begin
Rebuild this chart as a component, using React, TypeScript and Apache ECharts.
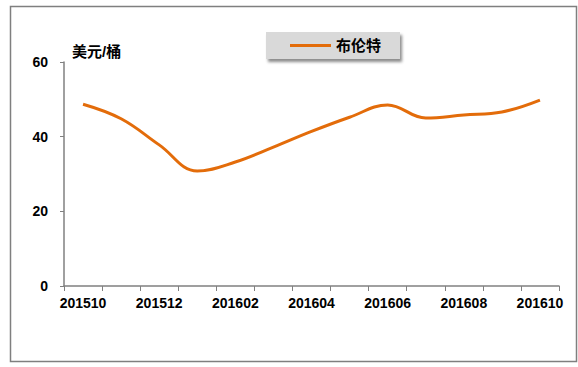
import React, { useEffect, useRef } from "react";
import * as echarts from "echarts";

const months = ["201510", "201511", "201512", "201601", "201602", "201603", "201604", "201605", "201606", "201607", "201608", "201609", "201610"];
const brent = [48.7, 44.8, 37.8, 30.8, 33.2, 37.2, 41.4, 45.2, 48.5, 45.0, 45.8, 46.6, 49.8];
const yTicks = [0, 20, 40, 60];
const seriesName = "布伦特";
const unitLabel = "美元/桶";

const FONT = "'Liberation Sans', 'Noto Sans CJK SC', sans-serif";

export default function App() {
  const ref = useRef<HTMLDivElement>(null);
  useEffect(() => {
    if (!ref.current) return;
    const chart = echarts.init(ref.current, null, { renderer: "svg" });
    chart.setOption({
      animation: false,
      backgroundColor: "#ffffff",
      grid: { left: 64, right: 19, top: 62, bottom: 81 },
      legend: {
        left: 266,
        top: 32,
        data: [{ name: seriesName, icon: "rect" }],
        itemWidth: 41,
        itemHeight: 3,
        itemGap: 10,
        padding: [6, 19, 6, 24],
        backgroundColor: "#D9D9D9",
        shadowColor: "rgba(0,0,0,0.45)",
        shadowBlur: 3,
        shadowOffsetX: 2,
        shadowOffsetY: 3,
        textStyle: { fontSize: 15, fontWeight: "bold", color: "#000", fontFamily: FONT },
      },
      xAxis: {
        type: "category",
        data: months,
        boundaryGap: true,
        axisLine: { lineStyle: { color: "#808080", width: 1.5 } },
        axisTick: { show: true, interval: 0, length: 5, lineStyle: { color: "#808080" } },
        axisLabel: { interval: 1, margin: 10, fontSize: 14, fontWeight: "bold", color: "#000", fontFamily: FONT },
        splitLine: { show: false },
      },
      yAxis: {
        type: "value",
        min: yTicks[0],
        max: yTicks[yTicks.length - 1],
        interval: 20,
        axisLine: { show: true, lineStyle: { color: "#808080", width: 1.5 } },
        axisTick: { show: true, length: 4, lineStyle: { color: "#808080" } },
        axisLabel: { margin: 16, fontSize: 14, fontWeight: "bold", color: "#000", fontFamily: FONT },
        splitLine: { show: false },
      },
      series: [
        {
          name: seriesName,
          type: "line",
          data: brent,
          smooth: 0.4,
          showSymbol: false,
          symbol: "none",
          lineStyle: { color: "#E36C0A", width: 3 },
          itemStyle: { color: "#E36C0A" },
        },
      ],
      graphic: [
        {
          type: "rect",
          left: 8,
          top: 4,
          shape: { x: 0, y: 0, width: 566, height: 355 },
          style: { fill: "none", stroke: "#7F7F7F", lineWidth: 1.5 },
          silent: true,
          z: -1,
        },
        {
          type: "text",
          left: 72,
          top: 44,
          style: { text: unitLabel, fontSize: 15, fontWeight: "bold", fill: "#000", fontFamily: FONT },
        },
      ],
    });
    return () => chart.dispose();
  }, []);
  return <div ref={ref} style={{ position: "absolute", left: 0, top: 0, width: 578, height: 367 }} />;
}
end
■ Set exercise ■
Leave out the pictures and restate, word for word, the lines from the top of the data through the line containing "Sans', 'Noto Sans", both included.

■ Solution for this problem ■
Rebuild this chart as a component, using React, TypeScript and Apache ECharts.
import React, { useEffect, useRef } from "react";
import * as echarts from "echarts";

const months = ["201510", "201511", "201512", "201601", "201602", "201603", "201604", "201605", "201606", "201607", "201608", "201609", "201610"];
const brent = [48.7, 44.8, 37.8, 30.8, 33.2, 37.2, 41.4, 45.2, 48.5, 45.0, 45.8, 46.6, 49.8];
const yTicks = [0, 20, 40, 60];
const seriesName = "布伦特";
const unitLabel = "美元/桶";

const FONT = "'Liberation Sans', 'Noto Sans CJK SC', sans-serif";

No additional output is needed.